Crude Stages of the Frontier is a study of performance and petro-imperialism—actions undertaken to excavate for, extract, and transport fossil fuels to global markets. Following the tradition of postcolonial scholarship that acknowledges culture is as much part of imperialism as raw materials and military strength, I argue petro-imperialism cannot be reduced to economic critique, or the scholarly equivalents to environmental impact assessments, but must account for its cultural dimensions as well. While leading petrocritics have indicated the global oil economy is a spectacular system, built on and sustained by proliferating cultural significations, oil spectacles have yet to be analyzed through their dramaturgical constructions. I study oil spectacles in Alberta, North Dakota, and the Niger Delta to illustrate how an ecological false consciousness is produced to manufacture consent to petro-imperialism by re-animating the racial and ethnic hierarchies of colonialism used to justify dispossession and extractivism, and to illuminate how artists and activists on these oil frontiers work to foster the development of a petro-political consciousness—awareness of the negative social and environmental costs of a political economy of oil, and a sense of seeing oneself as part of a collective whose interests depend on ecological stability. Crude Stages of the Frontier is a study of how performance enables petro-imperial violence to be normalized, and it is an effort to lift up the work of Indigenous and anti-colonial artists, scholars, and activists who interrupt those colonial and imperial systems of thought and power, and advance decolonial alternatives premised on ecologically sustainable relationships.

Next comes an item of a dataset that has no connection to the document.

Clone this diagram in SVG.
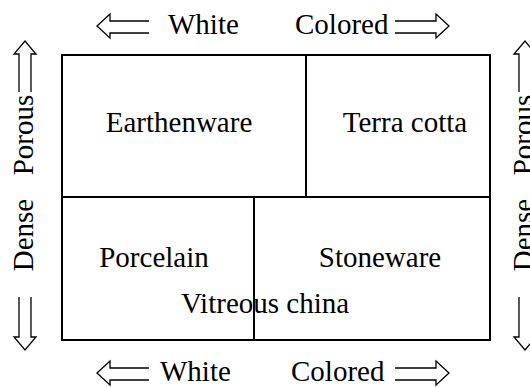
<svg xmlns="http://www.w3.org/2000/svg" width="530" height="387" viewBox="0 0 530 387">
<style>
.t{font-family:"Liberation Serif","Times New Roman",serif;font-size:29px;fill:#000}
.m{text-anchor:middle}
.box{fill:none;stroke:#000;stroke-width:2}
.arr{fill:none;stroke:#000;stroke-width:1.3;stroke-linejoin:miter}
</style>
<rect width="530" height="387" fill="#fff"/>
<g id="frame">
<rect class="box" x="62" y="55" width="428" height="285"/>
<line class="box" x1="62" y1="197" x2="490" y2="197"/>
<line class="box" x1="306" y1="55" x2="306" y2="197"/>
<line class="box" x1="254" y1="197" x2="254" y2="340"/>
</g>
<g id="earthenware"><text class="t m" x="179" y="132">Earthenware</text></g>
<g id="terracotta"><text class="t m" x="405" y="132">Terra cotta</text></g>
<g id="porcelain"><text class="t m" x="154" y="267">Porcelain</text></g>
<g id="stoneware"><text class="t m" x="380" y="267">Stoneware</text></g>
<g id="vitreous"><text class="t m" x="265" y="313">Vitreous china</text></g>
<g id="labels">
<text class="t" x="168" y="34">White</text>
<text class="t" x="295" y="34">Colored</text>
<text class="t" x="160" y="381">White</text>
<text class="t" x="291" y="381">Colored</text>
<text class="t m" transform="translate(33,135) rotate(-90)">Porous</text>
<text class="t m" transform="translate(33,235) rotate(-90)">Dense</text>
<text class="t m" transform="translate(533,135) rotate(-90)">Porous</text>
<text class="t m" transform="translate(533,235) rotate(-90)">Dense</text>
</g>
<g id="connectors">
<path class="arr" d="M149,21 H110 V14 L97,26 L110,38 V33 H149"/>
<path class="arr" d="M395,21 H436 V14 L449,26 L436,38 V33 H395"/>
<path class="arr" d="M149,368 H110 V361 L97,373 L110,385 V380 H149"/>
<path class="arr" d="M395,368 H436 V361 L449,373 L436,385 V380 H395"/>
<path class="arr" d="M19,92 V54 H14 L25,41 L36,54 H31 V92"/>
<path class="arr" d="M19,297 V337 H14 L25,350 L36,337 H31 V297"/>
<path class="arr" d="M519,92 V54 H514 L525,41 L536,54 H531 V92"/>
<path class="arr" d="M519,297 V337 H514 L525,350 L536,337 H531 V297"/>
</g>
</svg>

My case studies range from a civic festival designed to preserve and promote western heritage and culture in Calgary, Alberta, to a blockadia-style encampment blocking the development of a pipeline near the Standing Rock Indian Reservation in North Dakota, to a television series satirizing urban life shaped by a political economy of Nigerian oil. Each site is a contested terrain where rival versions of civil society vie with each other, and the definition and management of nature is most at odds. A specific kind of social drama I call extractive frontier dramas occur on these oil frontiers to negotiate the deep social tensions that occur when survival norms are violated, and to give the appearance of sense and order to the events up to and constituting the crisis. Extractive frontier dramas reveal the colonially-inscribed forms of power and dynamics of consent and coercion in which petro-imperialism become justified, as well as how we might counter these regimes and engage with the realities of life being produced through them. Through my study of oil spectacles, I advance a critique of petro-imperial violence as it is maintained though fictions and fantasies of frontier life that anaesthetize us to the violence of fossil-fueled modernity and obstruct eco-activism and the transition to an ecologically sustainable and socially just future.